Sean, I think you're beating a flacid drum with banners. Human beings struggle with pattern recognition. The more patterns you throw at them the less understanding and related action follows. Banners work like refrigerator magnets, nobody remembers the graphic, but some do notice the note underneath. Web pages are READ, not observed like paintings in an art gallery or family photos. Try this: put different single images on several 8x10 pieces of paper. Then put a single word or letter on some others. Mix them up and give peiople your three seconds on each and have them write down what they remember. Stretch it out, put a simple declarative sentence - subject, verb, object - on a set and compete those with the images. Go even further, make the images with action indication like an arrow or a "no" cross over the image and compete those with the sentences as commands and have your subjects write down what they were supposed to do. People see web sits with banners like a search engine sees a web site made out of Flash...big blanks pushing their sought after content off the page...

Kim Stearns
Kim Stearns May 6, 2008 at 1:22 PM

It seems to me that this form of advertising most closely relates to outdoor campaigns. Get to the point quickly and brand it.
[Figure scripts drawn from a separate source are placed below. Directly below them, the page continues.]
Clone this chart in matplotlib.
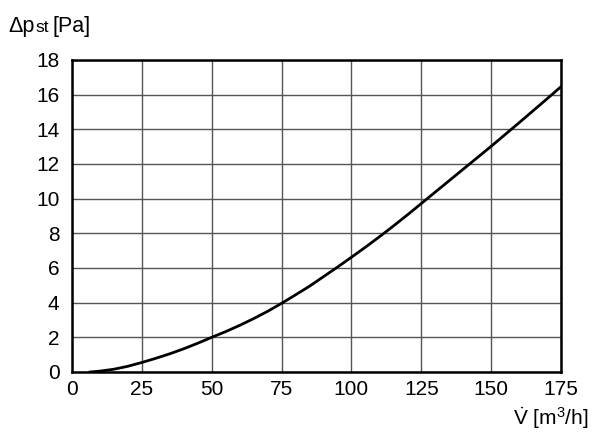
import matplotlib.pyplot as plt

# pressure drop vs volume flow
flow = [6.5, 10, 15, 20, 25, 30, 35, 40, 45, 50, 55, 60, 65, 70, 75, 80, 85, 90,
        95, 100, 105, 110, 115, 120, 125, 130, 135, 140, 145, 150, 155, 160, 165, 170, 175]
dp = [0, 0.05, 0.16, 0.33, 0.55, 0.79, 1.05, 1.34, 1.66, 2.0, 2.33, 2.69, 3.08, 3.5, 3.96,
      4.45, 4.95, 5.5, 6.05, 6.62, 7.2, 7.8, 8.42, 9.06, 9.72, 10.38, 11.04, 11.7, 12.36,
      13.02, 13.7, 14.38, 15.07, 15.76, 16.46]

xticks = [0, 25, 50, 75, 100, 125, 150, 175]
yticks = [0, 2, 4, 6, 8, 10, 12, 14, 16, 18]

plt.rcParams['font.family'] = ['Liberation Sans', 'DejaVu Sans']
plt.rcParams['mathtext.fontset'] = 'custom'
plt.rcParams['mathtext.rm'] = 'Liberation Sans'
plt.rcParams['mathtext.it'] = 'Liberation Sans'

fig = plt.figure(figsize=(6, 4.36), dpi=100)
ax = fig.add_axes([0.12, 0.1468, 0.815, 0.7156])

ax.plot(flow, dp, color='black', lw=2)

ax.set_xlim(0, 175)
ax.set_ylim(0, 18)
ax.set_xticks(xticks)
ax.set_yticks(yticks)
ax.grid(True, color='#555555', lw=1)
ax.tick_params(length=0, labelsize=15)
ax.tick_params(axis='y', pad=9)
ax.tick_params(axis='x', pad=6)
for s in ax.spines.values():
    s.set_linewidth(1.8)

# axis labels
fig.text(8/600, 1 - 32/436, '\u0394p', fontsize=15.5, va='baseline')
fig.text(35/600, 1 - 32/436, 'st', fontsize=12.5, va='baseline')
fig.text(53/600, 1 - 32/436, '[Pa]', fontsize=15.5, va='baseline')

fig.text(513/600, 1 - 425/436, r'$\dot{\mathrm{V}}$ [m$^{3}$/h]', fontsize=15, va='baseline')

fig.savefig('out.png')
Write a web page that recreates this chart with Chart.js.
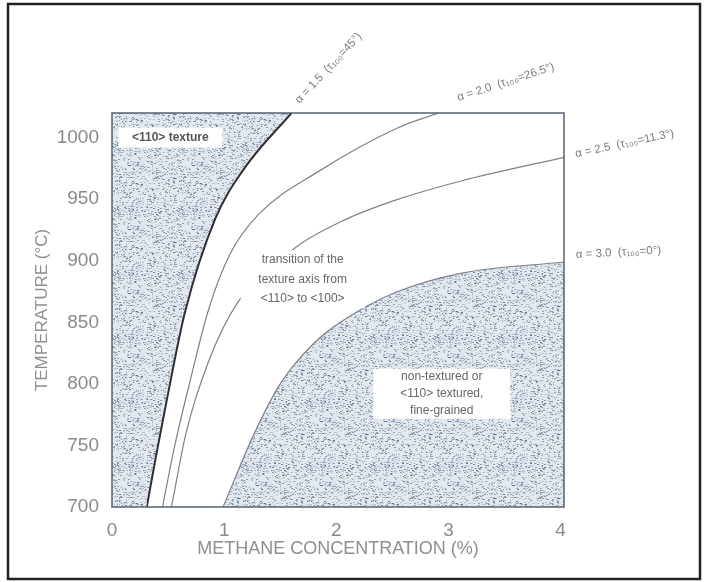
<!DOCTYPE html>
<html>
<head>
<meta charset="utf-8">
<script src="https://cdn.jsdelivr.net/npm/chart.js@4.4.0/dist/chart.umd.min.js"></script>
<style>
  body { margin: 0; background: #ffffff; }
  #wrap { position: relative; width: 704px; height: 582px; }
</style>
</head>
<body>
<div id="wrap"><canvas id="myChart" width="704" height="582"></canvas></div>
<script>
// curves: methane concentration (%) vs temperature (°C)
const alpha15X = [0.31, 0.40, 0.51, 0.65, 0.92, 1.18, 1.60];
const alpha15T = [700, 745, 797, 858, 934, 975, 1020];

const alpha20X = [0.45, 0.56, 0.69, 0.86, 1.05, 1.30, 1.85, 2.55, 2.91];
const alpha20T = [700, 750, 800, 860, 905, 937, 973, 1008, 1020];

const alpha25X = [0.53, 0.66, 0.86, 1.12, 1.64, 2.07, 2.52, 3.12, 4.03];
const alpha25T = [700, 760, 818, 866, 911, 933, 949, 965, 984];

const alpha30X = [0.99, 1.27, 1.50, 1.80, 2.07, 2.52, 3.12, 4.03];
const alpha30T = [700, 760, 800, 833, 852, 874, 890, 899];

const xTicks = [0, 1, 2, 3, 4];
const yTicks = [700, 750, 800, 850, 900, 950, 1000];

const curveLabels = [
  "\u03b1 = 1.5  (\u03c4\u2081\u2080\u2080=45\u00b0)",
  "\u03b1 = 2.0  (\u03c4\u2081\u2080\u2080=26.5\u00b0)",
  "\u03b1 = 2.5  (\u03c4\u2081\u2080\u2080=11.3\u00b0)",
  "\u03b1 = 3.0  (\u03c4\u2081\u2080\u2080=0\u00b0)",
];

function toPoints(xs, ts) {
  return xs.map((x, i) => ({ x: x, y: ts[i] }));
}

let elements = {
  ctx: document.getElementById("myChart").getContext("2d"),
};

function makeStipple() {
  let c = document.createElement("canvas");
  c.width = 64;
  c.height = 64;
  let g = c.getContext("2d");
  g.fillStyle = "#e3e8ee";
  g.fillRect(0, 0, 64, 64);
  let s = 12345;
  let next = () => (s = (s * 16807) % 2147483647) / 2147483647;
  for (let i = 0; i < 760; i++) {
    g.fillStyle = next() < 0.45 ? "rgba(60,80,110,0.5)" : "rgba(130,150,175,0.5)";
    g.fillRect(Math.floor(next() * 64), Math.floor(next() * 64), 1 + Math.floor(next() * 2), 1);
  }
  return elements.ctx.createPattern(c, "repeat");
}

const stipple = makeStipple();

function drawBoxText(ctx, lines, cx, cy, w, h, font, color) {
  ctx.fillStyle = "#ffffff";
  ctx.fillRect(cx - w / 2, cy - h / 2, w, h);
  ctx.font = font;
  ctx.fillStyle = color;
  ctx.textAlign = "center";
  ctx.textBaseline = "middle";
  let lh = h / lines.length;
  lines.forEach((l, i) => {
    ctx.fillText(l, cx, cy - h / 2 + lh * (i + 0.5));
  });
}

const overlayPlugin = {
  id: "overlay",
  afterDatasetsDraw(chart) {
    let ctx = chart.ctx;
    let a = chart.chartArea;
    let xs = chart.scales.x;
    let ys = chart.scales.y;
    ctx.save();

    // region labels
    drawBoxText(ctx, ["<110> texture"], xs.getPixelForValue(0.52), ys.getPixelForValue(1000), 104, 20,
      "bold 12px 'Liberation Sans', Arial, sans-serif", "#555");
    drawBoxText(ctx, ["transition of the", "texture axis from", "<110> to <100>"],
      xs.getPixelForValue(1.70), ys.getPixelForValue(885), 124, 58,
      "12px 'Liberation Sans', Arial, sans-serif", "#666");
    drawBoxText(ctx, ["non-textured or", "<110> textured,", "fine-grained"],
      xs.getPixelForValue(2.94), ys.getPixelForValue(792), 137, 50,
      "12px 'Liberation Sans', Arial, sans-serif", "#666");

    // frame of the plot
    ctx.strokeStyle = "#556070";
    ctx.lineWidth = 1.5;
    ctx.strokeRect(a.left, a.top, a.right - a.left, a.bottom - a.top);

    // curve labels at the curve ends
    let ends = [
      [alpha15X, alpha15T, 8, -9, -47],
      [alpha20X, alpha20T, 20, -12, -18],
      [alpha25X, alpha25T, 12, 0, -12],
      [alpha30X, alpha30T, 12, -4, -3],
    ];
    ctx.font = "11.5px 'Liberation Sans', Arial, sans-serif";
    ctx.fillStyle = "#7a7a7a";
    ctx.textAlign = "left";
    ctx.textBaseline = "alphabetic";
    ends.forEach((e, i) => {
      let n = e[0].length - 1;
      let px = xs.getPixelForValue(e[0][n]) + e[2];
      let py = ys.getPixelForValue(e[1][n]) + e[3];
      ctx.save();
      ctx.translate(px, py);
      ctx.rotate((e[4] * Math.PI) / 180);
      ctx.fillText(curveLabels[i], 0, 0);
      ctx.restore();
    });

    // outer frame of the figure
    ctx.strokeStyle = "#222";
    ctx.lineWidth = 2.5;
    ctx.strokeRect(8, 4, 692, 575);
    ctx.restore();
  },
};

let myChart = new Chart(elements.ctx, {
  type: "line",
  data: {
    datasets: [
      {
        label: "shade left",
        data: [{ x: 0, y: 1020 }, { x: alpha15X[0], y: 1020 }],
        borderWidth: 0,
        pointRadius: 0,
        backgroundColor: stipple,
        fill: "start",
      },
      {
        label: "alpha 1.5",
        data: toPoints(alpha15X, alpha15T),
        borderColor: "#2f2f35",
        borderWidth: 2,
        pointRadius: 0,
        cubicInterpolationMode: "monotone",
        backgroundColor: stipple,
        fill: "end",
      },
      {
        label: "alpha 2.0",
        data: toPoints(alpha20X, alpha20T),
        borderColor: "#808085",
        borderWidth: 1.2,
        pointRadius: 0,
        cubicInterpolationMode: "monotone",
        fill: false,
      },
      {
        label: "alpha 2.5",
        data: toPoints(alpha25X, alpha25T),
        borderColor: "#808085",
        borderWidth: 1.2,
        pointRadius: 0,
        cubicInterpolationMode: "monotone",
        fill: false,
      },
      {
        label: "alpha 3.0",
        data: toPoints(alpha30X, alpha30T),
        borderColor: "#808085",
        borderWidth: 1.2,
        pointRadius: 0,
        cubicInterpolationMode: "monotone",
        backgroundColor: stipple,
        fill: "start",
      },
    ],
  },
  options: {
    responsive: false,
    animation: false,
    events: [],
    layout: { padding: { left: 0, right: 140, top: 113, bottom: 0 } },
    plugins: {
      legend: { display: false },
      tooltip: { enabled: false },
    },
    scales: {
      x: {
        type: "linear",
        min: 0,
        max: 4.03,
        afterBuildTicks: (s) => {
          s.ticks = xTicks.map((v) => ({ value: v }));
        },
        afterFit: (s) => {
          s.height = 75;
        },
        grid: { display: false },
        border: { display: false },
        ticks: {
          padding: 4,
          color: "#8a8a8a",
          font: { family: "'Liberation Sans', Arial, sans-serif", size: 19 },
          callback: (v) => String(v),
        },
        title: {
          display: true,
          text: "METHANE CONCENTRATION (%)",
          color: "#8f8f8f",
          font: { family: "'Liberation Sans', Arial, sans-serif", size: 18 },
          padding: { top: 0, bottom: 22 },
        },
      },
      y: {
        type: "linear",
        min: 700,
        max: 1020,
        afterBuildTicks: (s) => {
          s.ticks = yTicks.map((v) => ({ value: v }));
        },
        afterFit: (s) => {
          s.width = 112;
        },
        grid: { display: false },
        border: { display: false },
        ticks: {
          padding: 5,
          color: "#8a8a8a",
          font: { family: "'Liberation Sans', Arial, sans-serif", size: 19 },
          callback: (v) => String(v),
        },
        title: {
          display: true,
          text: "TEMPERATURE (°C)",
          color: "#8f8f8f",
          font: { family: "'Liberation Sans', Arial, sans-serif", size: 17 },
          padding: { top: 32, bottom: 0 },
        },
      },
    },
  },
  plugins: [overlayPlugin],
});
</script>
</body>
</html>
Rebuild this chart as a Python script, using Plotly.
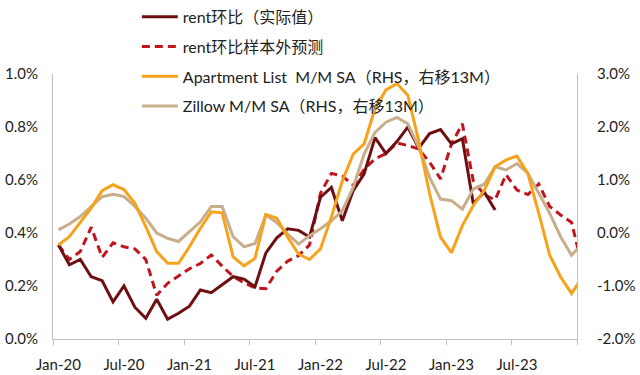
import plotly.graph_objects as go

# ---- data (monthly, index 0 = Jan-20) ----
tick_labels = ["Jan-20", "Jul-20", "Jan-21", "Jul-21", "Jan-22", "Jul-22", "Jan-23", "Jul-23"]

rent_actual = [0.355, 0.28, 0.30, 0.235, 0.22, 0.14, 0.20, 0.12, 0.078, 0.15,
               0.075, 0.097, 0.124, 0.185, 0.175, 0.204, 0.235, 0.226, 0.197, 0.325,
               0.382, 0.416, 0.41, 0.385, 0.535, 0.572, 0.446, 0.56, 0.623, 0.76,
               0.70, 0.745, 0.80, 0.72, 0.775, 0.79, 0.736, 0.756, 0.51, 0.555, 0.487]

rent_forecast = [0.355, 0.30, 0.33, 0.422, 0.308, 0.363, 0.348, 0.34, 0.30, 0.165,
                 0.21, 0.238, 0.265, 0.285, 0.317, 0.275, 0.236, 0.212, 0.193, 0.19,
                 0.256, 0.294, 0.315, 0.355, 0.55, 0.625, 0.615, 0.58, 0.64, 0.68,
                 0.70, 0.74, 0.73, 0.717, 0.667, 0.604, 0.736, 0.812, 0.597, 0.545,
                 0.525, 0.62, 0.562, 0.545, 0.585, 0.50, 0.468, 0.44, 0.27]

apartment_list = [-0.226, -0.07, 0.2, 0.47, 0.8, 0.91, 0.82, 0.56, 0.12, -0.35,
                  -0.57, -0.57, -0.26, 0.09, 0.40, 0.38, -0.45, -0.62, -0.48, 0.35,
                  0.28, -0.08, -0.40, -0.50, -0.30, 0.30, 0.98, 1.49, 1.68, 2.35,
                  2.70, 2.82, 2.60, 1.74, 0.74, -0.08, -0.37, 0.14, 0.52, 0.80,
                  1.25, 1.38, 1.45, 1.12, 0.37, -0.42, -0.83, -1.14, -0.83]

zillow = [0.06, 0.17, 0.31, 0.50, 0.685, 0.73, 0.69, 0.50, 0.28, 0.0,
          -0.10, -0.16, 0.03, 0.21, 0.50, 0.50, -0.07, -0.26, -0.20, 0.34,
          0.20, -0.02, -0.21, -0.05, 0.08, 0.23, 0.42, 0.86, 1.49, 1.90,
          2.09, 2.18, 2.06, 1.62, 1.05, 0.64, 0.61, 0.45, 0.83, 0.92,
          1.25, 1.19, 1.31, 1.13, 0.75, 0.37, -0.07, -0.42, -0.2]

left_ticks = [0.0, 0.2, 0.4, 0.6, 0.8, 1.0]
left_labels = ["0.0%", "0.2%", "0.4%", "0.6%", "0.8%", "1.0%"]
right_ticks = [-2, -1, 0, 1, 2, 3]
right_labels = ["-2.0%", "-1.0%", "0.0%", "1.0%", "2.0%", "3.0%"]

names = ["rent环比（实际值）", "rent环比样本外预测",
         "Apartment List  M/M SA（RHS，右移13M）", "Zillow M/M SA（RHS，右移13M）"]

FONT = "Lato, 'Noto Sans CJK SC', sans-serif"
AX = "#BFBFBF"

fig = go.Figure()
fig.add_trace(go.Scatter(x=list(range(len(zillow))), y=zillow, name=names[3], yaxis="y2",
                         mode="lines", line=dict(color="#C8AE8A", width=3),
                         legendgroup="d", legendrank=4))
fig.add_trace(go.Scatter(x=list(range(len(apartment_list))), y=apartment_list, name=names[2], yaxis="y2",
                         mode="lines", line=dict(color="#F7A21B", width=3),
                         legendgroup="c", legendrank=3))
fig.add_trace(go.Scatter(x=list(range(len(rent_forecast))), y=rent_forecast, name=names[1],
                         mode="lines", line=dict(color="#C0141E", width=3, dash="8px,5px"),
                         legendgroup="b", legendrank=2))
fig.add_trace(go.Scatter(x=list(range(len(rent_actual))), y=rent_actual, name=names[0],
                         mode="lines", line=dict(color="#6E1012", width=3),
                         legendgroup="a", legendrank=1))

fig.update_layout(
    width=640, height=375,
    margin=dict(l=53, r=63, t=74, b=36, autoexpand=False),
    paper_bgcolor="white", plot_bgcolor="white",
    font=dict(family=FONT, size=15, color="#222222"),
    showlegend=True,
    legend=dict(x=0.16, y=1.28, xanchor="left", yanchor="top",
                font=dict(size=16, color="#222222"), bgcolor="rgba(0,0,0,0)",
                tracegroupgap=6, traceorder="grouped", itemwidth=36),
    xaxis=dict(range=[-0.5, 47.5], tickmode="array", automargin=False,
               tickvals=[0, 6, 12, 18, 24, 30, 36, 42], ticktext=tick_labels,
               ticks="", showgrid=False, zeroline=False,
               showline=True, linecolor=AX, linewidth=1,
               minor=dict(tickmode="array",
                          tickvals=[-0.5, 5.5, 11.5, 17.5, 23.5, 29.5, 35.5, 41.5, 47.5],
                          ticks="outside", ticklen=5, tickcolor=AX, showgrid=False),
               tickfont=dict(size=15), ticklabelstandoff=12),
    yaxis=dict(range=[0, 1.0], tickmode="array", tickvals=left_ticks, ticktext=left_labels,
               showgrid=False, zeroline=False, showline=True, linecolor=AX, linewidth=1,
               ticks="", tickfont=dict(size=15), automargin=False, ticklabelstandoff=11),
    yaxis2=dict(range=[-2, 3], tickmode="array", tickvals=right_ticks, ticktext=right_labels,
                overlaying="y", side="right", showgrid=False, zeroline=False,
                showline=True, linecolor=AX, linewidth=1, ticks="", tickfont=dict(size=15),
                automargin=False, ticklabelstandoff=16),
)

fig.write_html("out.html", config={"displayModeBar": False},
               post_script="document.body.style.margin='0px';")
Just like people are driving past these signs and paying attention to a million other things, the same goes for users on webpages who are distracted by a bunch of other content.

Christine Bensen
Christine Bensen May 6, 2008 at 1:08 PM

While I am not sure we can get a new banner out every week and maintain the level of quality required by many of our clients' brands, I completely agree with your position that you have about three seconds (if that) to break through and that if you are not announcing who you are immediately, you have likely missed the boat. Not to mention I always like to get a little tough love with my coffee in the morning.

Jeremy Post
Jeremy Post May 6, 2008 at 11:25 AM

Thank you, thank you, thank you. We've been fighting with our internal design team about banners for months. They insist on creating these worthless copy-heavy, multi-frame "commercial-ettes" that don't even show a call to action until 15 seconds in. I've been looking for a succinct way to verbalize what we need instead: "Stop creating stories. No one reads banners. The point and purpose of any banner must be delivered in three seconds at any point in the banner." Perfect.

Otilia Otlacan
Otilia Otlacan May 6, 2008 at 6:19 AM

Sean, thanks so much for this! I feel an urge to forward this article to all agencies and advertisers who 'terrorized' me with appalling banner ads: I'm sure they have quite high productions costs and abysmal impact.

Why clients approve and pay for creatives with fancy visual effects and no impact on the viewer, is beyond my understanding. I wouldn't approve 75% of the ads I am trafficking, mostly because they're build as stories and the brand / product advertised is in most cases only mentioned at the end of the animation. The ads may be executed but the viewer's attention is lost after a few seconds - CTRs and conversions are therefore very, very poor.